Artificial Intelligence
August 27, 2018

Last month, we looked at various technologies and their impact on the insurance industry in "Innovation and Productivity in Captive Insurers." We said in the article that "[i]t is imperative for captive insurers to be aware of how these technologies are reshaping the insurance industry." Some recent news prompted us to revisit artificial intelligence (AI) and captive insurance, one of the three technologies discussed in the previous article. Most readers would probably agree that the insurance industry is not known for its cutting-edge leadership in technology. But trends in other financial services, as well as within this industry, provide some guidance around what the future may hold for AI and captive insurance.

In the August 18, 2018, Wall Street Journal article "Wall Street Erases the Line Between Its Jocks and Nerds," Liz Hoffman and Telis Demos encapsulated the story with the following subtitle.

There used to be a strict hierarchy: Traders made money and won glory while programmers wrote code and stayed out of sight. Those days are over.

AI, composed of algorithms and created by programmers, now does most of the job traders used to perform. Code is also being used to supplement the job risk officers perform in helping monitor the overall positions of the bank and providing an early warning system on risk within the overall system.

Closer to home, the Wall Street Journal also ran a recent interview with Paul Wilson, Farmers Insurance Group's chief information officer. One of his direct reports, Rehan Ashroff, director of the Farmer's innovation lab, seeks to implement AI for quicker claims processes, which would eliminate much of the routine work for Farmer's 10,000-plus claims employees. If this is successful, Mr. Ashroff believes AI can be used to resolve basic customer claims in hours instead of days.

A similar change is occurring on the underwriting front. KPMG released a report, Enabling the Future of Underwriting, where the final section looks at an underwriter's future role. According to KPMG, "The role of the underwriter of the future will be that of a 'collaborator' of the end-to-end process, who completes quick and accurate policy decisions in a more cost-effective manner. The role of the underwriter of the future will emerge as a custodian and integrator.

  • "An underwriter is likely to emerge as a custodian of the overall underwriting process rather than as an actual task performer.

  • "An underwriter will be an integrated profit-and-loss professional who will be assisted by automated repeatable tasks and analytics-based decision-making.

  • "An underwriter's role will be primarily to resolve any escalations with the help of the artificial-intelligence-based system. The number of these instances will decrease gradually."

On a personal note, as a member of the audit committee for a regional property-casualty company, this editor has experienced AI's increased prevalence as an auditing tool within insurance. At a recent meeting, the company's external auditor spoke at length about how the audit firm is employing AI to both plan and assist in audits. For instance, AI now allows audit firms to perform analysis by looking at every transaction versus having to select data samples. AI then recommends which accounting entries the audit team should look at more closely.

So what does this mean for captive insurers? From our vantage point, it will depend on the type of captive insurer.
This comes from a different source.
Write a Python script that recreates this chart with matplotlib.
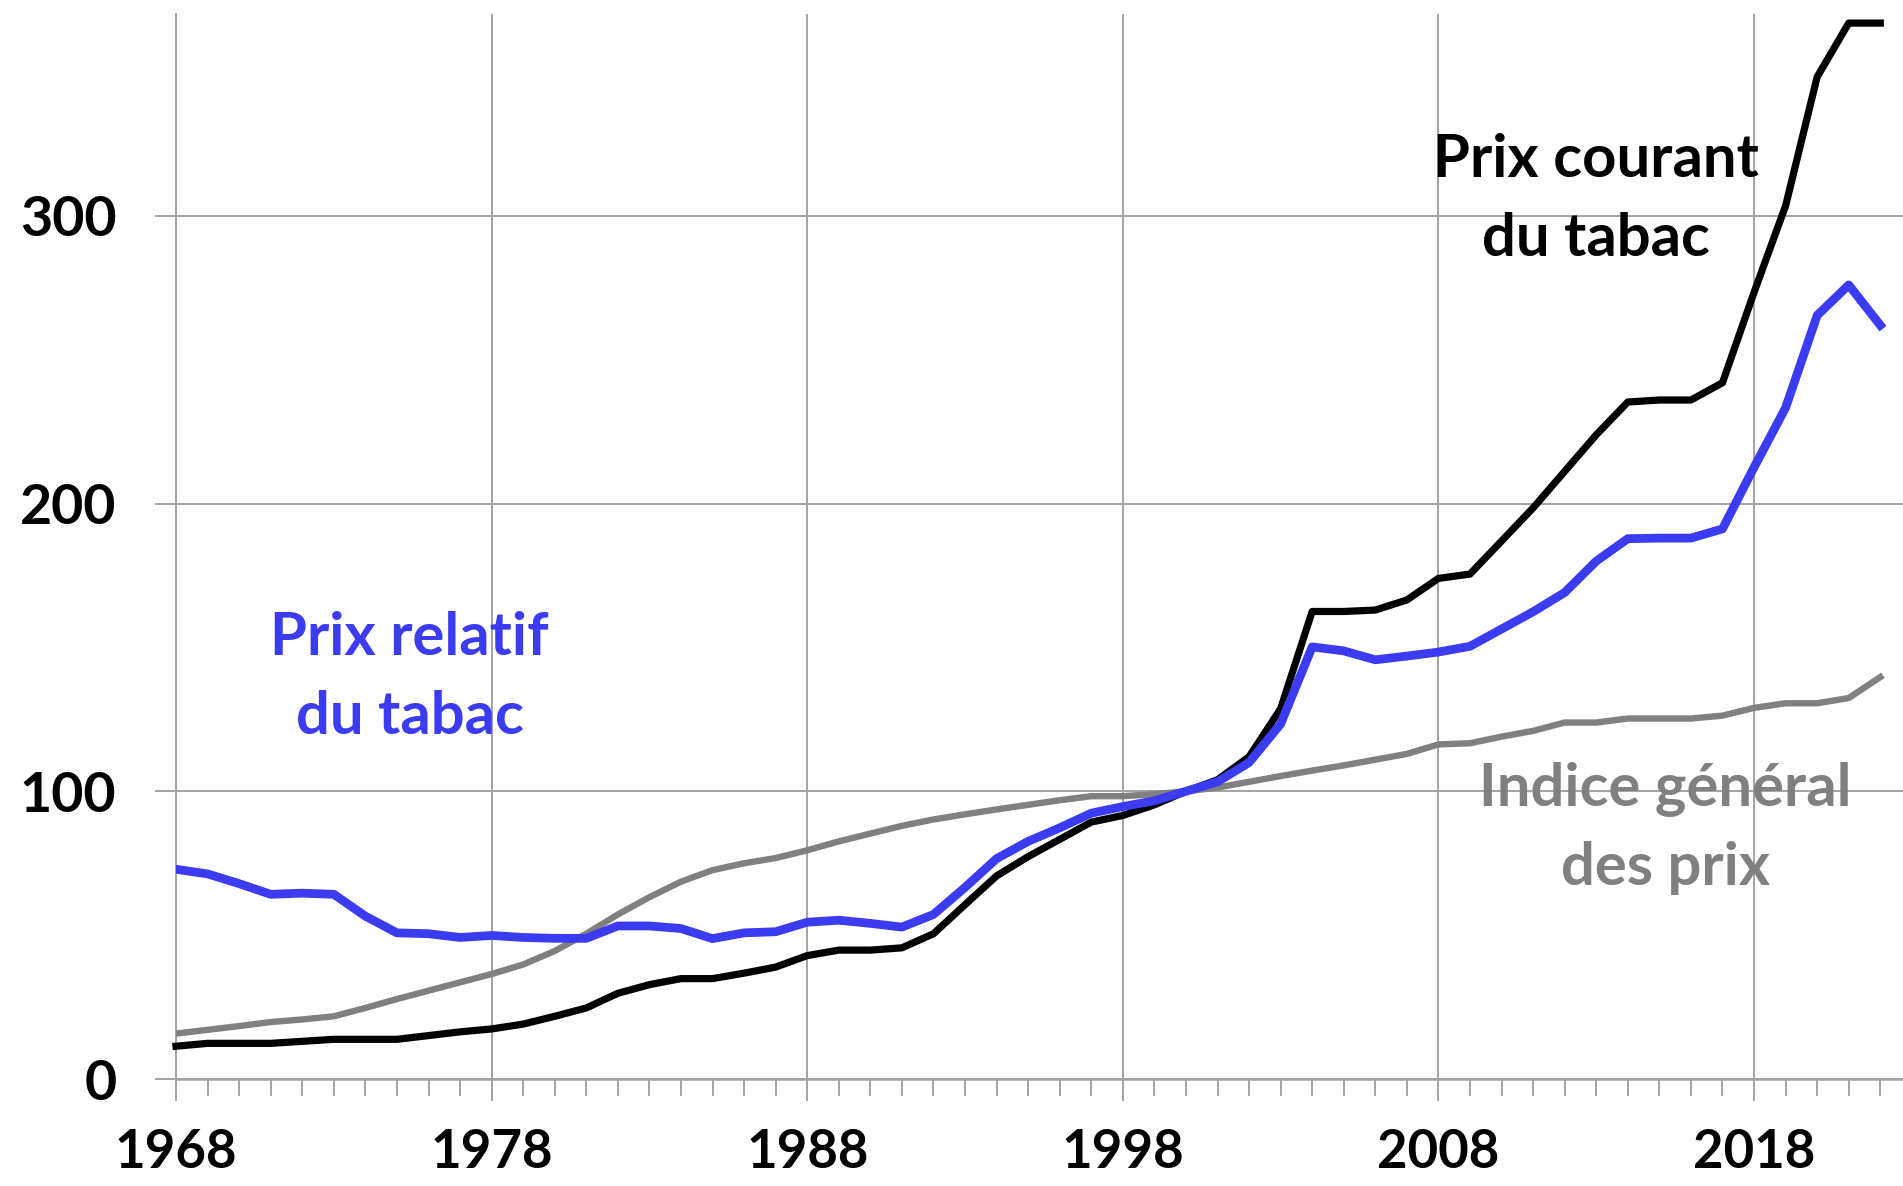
import matplotlib
matplotlib.use("Agg")
import matplotlib.pyplot as plt
from matplotlib.ticker import FixedLocator

plt.rcParams['font.family'] = ['Lato', 'DejaVu Sans']

# Data (index, base 100 in 2000)
years = list(range(1968, 2023))

prix_courant = [11.4, 12.4, 12.4, 12.4, 13.1, 13.8, 13.8, 13.8, 15.1, 16.4,
                17.4, 19.1, 21.8, 24.7, 29.8, 32.8, 34.9, 34.9, 36.8, 38.9,
                42.9, 44.8, 44.8, 45.6, 50.5, 60.6, 70.6, 77.3, 83.3, 89.3,
                91.6, 95.3, 100.0, 104.0, 112.0, 128.7, 162.5, 162.5, 163.0, 166.5,
                174.0, 175.5, 187.0, 198.5, 211.2, 223.9, 235.3, 236.0, 236.0, 242.0,
                273.4, 303.5, 348.3, 367.0, 367.0]

prix_relatif = [72.9, 71.3, 67.9, 64.2, 64.6, 64.2, 56.6, 50.8, 50.5, 49.2,
                49.9, 49.2, 48.9, 48.9, 53.2, 53.2, 52.3, 48.8, 50.8, 51.2,
                54.5, 55.2, 54.1, 52.8, 57.2, 66.6, 76.6, 82.6, 87.3, 92.4,
                94.7, 96.7, 100.0, 103.3, 110.0, 123.4, 150.2, 148.8, 145.7, 147.0,
                148.4, 150.4, 156.4, 162.4, 169.1, 180.0, 187.8, 188.0, 188.0, 191.2,
                212.6, 233.3, 265.4, 276.0, 262.0]

indice_general = [15.8, 17.1, 18.4, 19.8, 20.7, 21.8, 24.7, 27.8, 30.7, 33.6,
                  36.5, 39.8, 44.5, 50.5, 57.2, 63.2, 68.6, 72.6, 75.0, 76.8,
                  79.5, 82.6, 85.3, 88.0, 90.2, 92.0, 93.7, 95.3, 96.9, 98.3,
                  98.3, 99.0, 100.0, 101.3, 103.3, 105.3, 107.2, 109.0, 111.0, 113.0,
                  116.3, 116.7, 119.0, 121.0, 123.9, 123.9, 125.3, 125.3, 125.3, 126.3,
                  129.0, 130.6, 130.6, 132.4, 139.7]

xticks = [1968, 1978, 1988, 1998, 2008, 2018]
yticks = [0, 100, 200, 300]

grid_col = '#a3a3a3'
blue = '#3b3bf2'
grey = '#808080'

fig = plt.figure(figsize=(19.03, 11.86), dpi=100)
ax = fig.add_axes([0.0925, 0.0902, 1 - 0.0925, 0.9878 - 0.0902])

ax.plot(years, indice_general, color=grey, lw=4.6, solid_joinstyle='round', zorder=3)
ax.plot(years, prix_courant, color='black', lw=5.2, solid_joinstyle='round', zorder=4, clip_on=False)
ax.plot(years, prix_relatif, color=blue, lw=6.3, solid_joinstyle='round', zorder=5)

ax.set_xlim(1968, 2022.72)
ax.set_ylim(0, 370)

ax.xaxis.set_major_locator(FixedLocator(xticks))
ax.xaxis.set_minor_locator(FixedLocator(years))
ax.yaxis.set_major_locator(FixedLocator(yticks))
ax.set_xticklabels([str(y) for y in xticks])
ax.set_yticklabels([str(v) for v in yticks])

ax.grid(True, which='major', color=grid_col, lw=1.4)
ax.set_axisbelow(True)

for s in ['top', 'right']:
    ax.spines[s].set_visible(False)
ax.spines['left'].set_color(grid_col)
ax.spines['left'].set_linewidth(1.4)
ax.spines['bottom'].set_color(grid_col)
ax.spines['bottom'].set_linewidth(1.8)

ax.tick_params(axis='x', which='major', length=16, width=1.4, color=grid_col,
               pad=19, labelsize=38)
ax.tick_params(axis='x', which='minor', length=12, width=1.4, color=grid_col)
ax.tick_params(axis='y', which='major', length=15, width=1.4, color=grid_col,
               pad=28, labelsize=40)
for lab in ax.get_xticklabels() + ax.get_yticklabels():
    lab.set_fontweight('bold')

# Series labels (one baseline per line)
lab_kw = dict(fontsize=43, fontweight='bold', ha='center', va='baseline', zorder=6)
ax.text(2013.0, 313.5, 'Prix courant', color='black', **lab_kw)
ax.text(2013.0, 286.0, 'du tabac', color='black', **lab_kw)
ax.text(1975.4, 147.4, 'Prix relatif', color=blue, **lab_kw)
ax.text(1975.4, 119.9, 'du tabac', color=blue, **lab_kw)
ax.text(2015.2, 95.0, 'Indice général', color=grey, **lab_kw)
ax.text(2015.2, 67.6, 'des prix', color=grey, **lab_kw)

fig.savefig('out.png', dpi=100)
For large single-parent captives, AI will become an integral part of how the captive is managed in a fairly short time frame. We base this opinion on the fact that large corporate entities, which own these captives, are already building and using AI in many of their operations. If these entities are using outside professional service providers, it is also likely that these vendors are exploring and beginning to implement AI solutions, not unlike the audit firm example from above.

For group captives, risk retention groups, and cell captives, we foresee a more disparate adoption of AI. This conclusion is based on the fact that third-party captive managers operate many of these captives. As noted in last month's article, "large companies are benefiting to a much greater degree than their smaller brethren, and the spread of technological advances from larger to smaller firms has slowed and even dissipated." Assuming this statement to be correct, many of the smaller captive managers are not making the same investment into this technology as their larger brethren. Some captives will benefit, while others will not.

AI adoption is occurring faster and sooner than anticipated within the insurance industry. For some captives, this can become a competitive disadvantage. The use of AI has the ability to do three things from our perspective.

  1. Speed up the decision-making process, thereby enhancing the relationship with customers/policyholders

  2. Allow for greater risk differentiation and better risk selection, potentially reducing overall claims expense

  3. Reduce general and administrative costs as AI assumes the responsibility for performing the mundane tasks within operations currently performed by people

For these reasons alone, captive owners and captive boards should be asking themselves and their service providers about how they can begin to harness this technology.